Your statement is incorrect. Class A airspace starts at 18,000 feet MSL and requires all aircraft to be operating under IFR. Here are the actual regulatory speed limits from FAR 91.1, 91.117, 91.703 and AIM 4-4-12:
- In the United States — Mach 1
- 10,000 feet msl or above — Unrestricted (but not more than Mach 1)
- Below 10,000 feet msl — 250 kias
- Class B airspace — Unrestricted at or above 10,000 feet msl, 250 kias below 10,000 feet msl
- Beneath Class B or in VFR corridor through Class B — 200 kias
- Procedure turn — 200 kias
- Class C or D airspace (at or below 2,500 feet agl within 4 nm of the primary airport) — 200 kias (unless a higher speed is specifically approved by ATC)
Note that 91.117(d) specifically states that if the aircraft's minimum speed is HIGHER than any of those published limits than the aircraft's minimum safe controllable speed is the limit. There is no regulatory requirement to inform ATC when operating at said speed either. Additionally except for the class C/D restrictions ATC CANNOT assign you a speed faster than the limit - they have no authority to waive a regulation 91.117(a).
Note that the 250 kias below 10,000 feet msl speed restriction does not apply to aircraft operating beyond 12 nm from the coastline (i.e. outside of the ADIZ).

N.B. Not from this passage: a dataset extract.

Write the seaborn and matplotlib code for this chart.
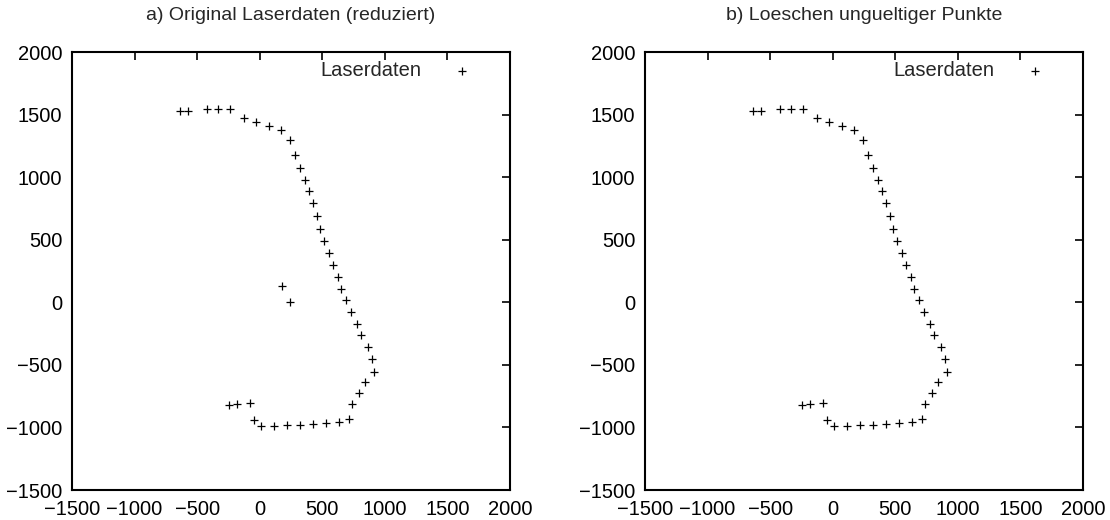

Correct if you are a 121, charter operation, 141 flight school etc then FAA approved policies effectively become regulations for those operations. They arent actually regulations but they are enforced with the full weight of regulations and pilots found violating them can be subject to FAA enforcement actions (most likely the company will face a fine though).